-- TASK GOAL --
All lines in which the word "chart" occurs are to be extracted.

-- GIVEN INFORMATION --
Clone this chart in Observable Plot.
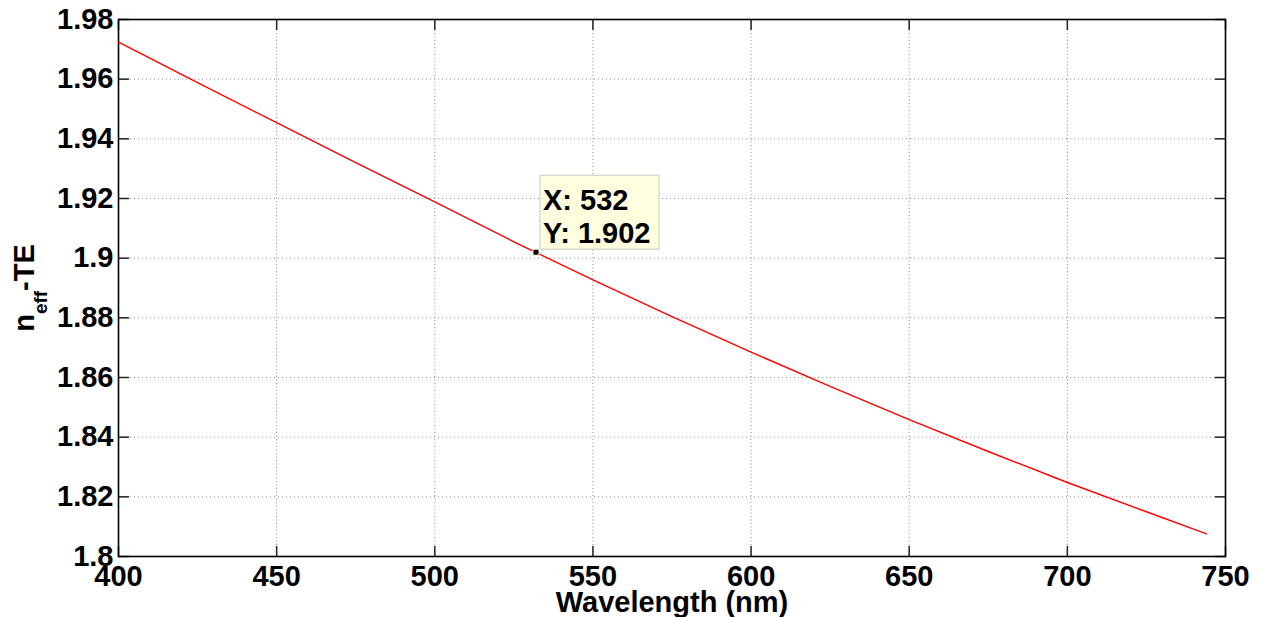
<!DOCTYPE html>
<html>
<head>
<meta charset="utf-8">
<script src="https://cdn.jsdelivr.net/npm/d3@7"></script>
<script src="https://cdn.jsdelivr.net/npm/@observablehq/plot@0.6"></script>
<style>
  html, body { margin: 0; padding: 0; background: #fff; }
  #chart { width: 1261px; height: 617px; }
</style>
</head>
<body>
<div id="chart"></div>
<script>
// Data
const wavelength = [400, 425, 450, 475, 500, 525, 550, 575, 600, 625, 650, 675, 700, 725, 744];
const neff = [1.9724, 1.9588, 1.9454, 1.9320, 1.9189, 1.9055, 1.8927, 1.8804, 1.8685, 1.8570, 1.8459, 1.8352, 1.8248, 1.8150, 1.8076];
const xTicks = [400, 450, 500, 550, 600, 650, 700, 750];
const yTicks = [1.8, 1.82, 1.84, 1.86, 1.88, 1.9, 1.92, 1.94, 1.96, 1.98];
const tipX = [532];
const tipY = [1.902];
const tipText = ["X: 532\nY: 1.902"];

const data = wavelength.map((w, i) => ({w, n: neff[i]}));
const tip = tipX.map((x, i) => ({x, y: tipY[i], t: tipText[i]}));

const FONT = "'Liberation Sans', Arial, Helvetica, sans-serif";
const FS = 29;

const tipBox = {
  draw(context) { context.rect(4, -77, 119, 74); }
};

const chart = Plot.plot({
  width: 1261,
  height: 617,
  marginLeft: 118,
  marginRight: 36,
  marginTop: 19,
  marginBottom: 61,
  style: {fontFamily: FONT, fontWeight: "bold", fontSize: FS + "px", background: "white", color: "black"},
  x: {domain: [400, 750], label: null},
  y: {domain: [1.8, 1.98], label: null},
  marks: [
    Plot.gridX(xTicks, {stroke: "#8a8a8a", strokeOpacity: 1, strokeDasharray: "1,2.5"}),
    Plot.gridY(yTicks, {stroke: "#8a8a8a", strokeOpacity: 1, strokeDasharray: "1,3"}),
    // inward ticks on all four sides
    Plot.axisX(xTicks, {anchor: "bottom", tickSize: -10, tickFormat: () => "", label: null, stroke: "#222", strokeWidth: 1.5}),
    Plot.axisX(xTicks, {anchor: "top", tickSize: -10, tickFormat: () => "", label: null, stroke: "#222", strokeWidth: 1.5}),
    Plot.axisY(yTicks, {anchor: "left", tickSize: -11, tickFormat: () => "", label: null, stroke: "#222", strokeWidth: 1.5}),
    Plot.axisY(yTicks, {anchor: "right", tickSize: -11, tickFormat: () => "", label: null, stroke: "#222", strokeWidth: 1.5}),
    // tick labels
    Plot.axisX(xTicks, {anchor: "bottom", tickSize: 0, tickPadding: 9, fontSize: FS, fill: "black", label: null, tickFormat: d => String(d)}),
    Plot.axisY(yTicks, {anchor: "left", tickSize: 0, tickPadding: 5, fontSize: FS, fill: "black", label: null, tickFormat: d => String(d)}),
    Plot.frame({stroke: "black", strokeWidth: 1.6}),
    Plot.line(data, {x: "w", y: "n", stroke: "red", strokeWidth: 1.4}),
    // data tip box
    Plot.dot(tip, {x: "x", y: "y", symbol: tipBox, r: 1, fill: "#ffffe0", stroke: "#c8c8c8", strokeWidth: 1}),
    Plot.text(tip, {x: "x", y: "y", text: "t", textAnchor: "start", lineAnchor: "top", dx: 7, dy: -65, lineHeight: 1.12, fontSize: FS, fill: "black"}),
    Plot.dot(tip, {x: "x", y: "y", symbol: "square", r: 3.4, fill: "black", stroke: "#ffffe0", strokeWidth: 1}),
    // x axis label
    Plot.text(["Wavelength (nm)"], {frameAnchor: "bottom", text: d => d, lineAnchor: "bottom", dy: 55, fontSize: FS, fill: "black"})
  ]
});

document.getElementById("chart").appendChild(chart);

// y axis label with subscript
const svg = d3.select(chart.tagName.toLowerCase() === "svg" ? chart : chart.querySelector("svg"));
const lab = svg.append("text")
  .attr("transform", "translate(34,288) rotate(-90)")
  .attr("text-anchor", "middle")
  .attr("font-family", FONT)
  .attr("font-weight", "bold")
  .attr("font-size", FS)
  .attr("fill", "black");
lab.append("tspan").text("n");
lab.append("tspan").attr("font-size", 19).attr("dy", 13).text("eff");
lab.append("tspan").attr("dy", -13).text("-TE");
</script>
</body>
</html>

-- ANSWER TO THE TASK --
Clone this chart in Observable Plot.
  #chart { width: 1261px; height: 617px; }
<div id="chart"></div>
const chart = Plot.plot({
document.getElementById("chart").appendChild(chart);
const svg = d3.select(chart.tagName.toLowerCase() === "svg" ? chart : chart.querySelector("svg"));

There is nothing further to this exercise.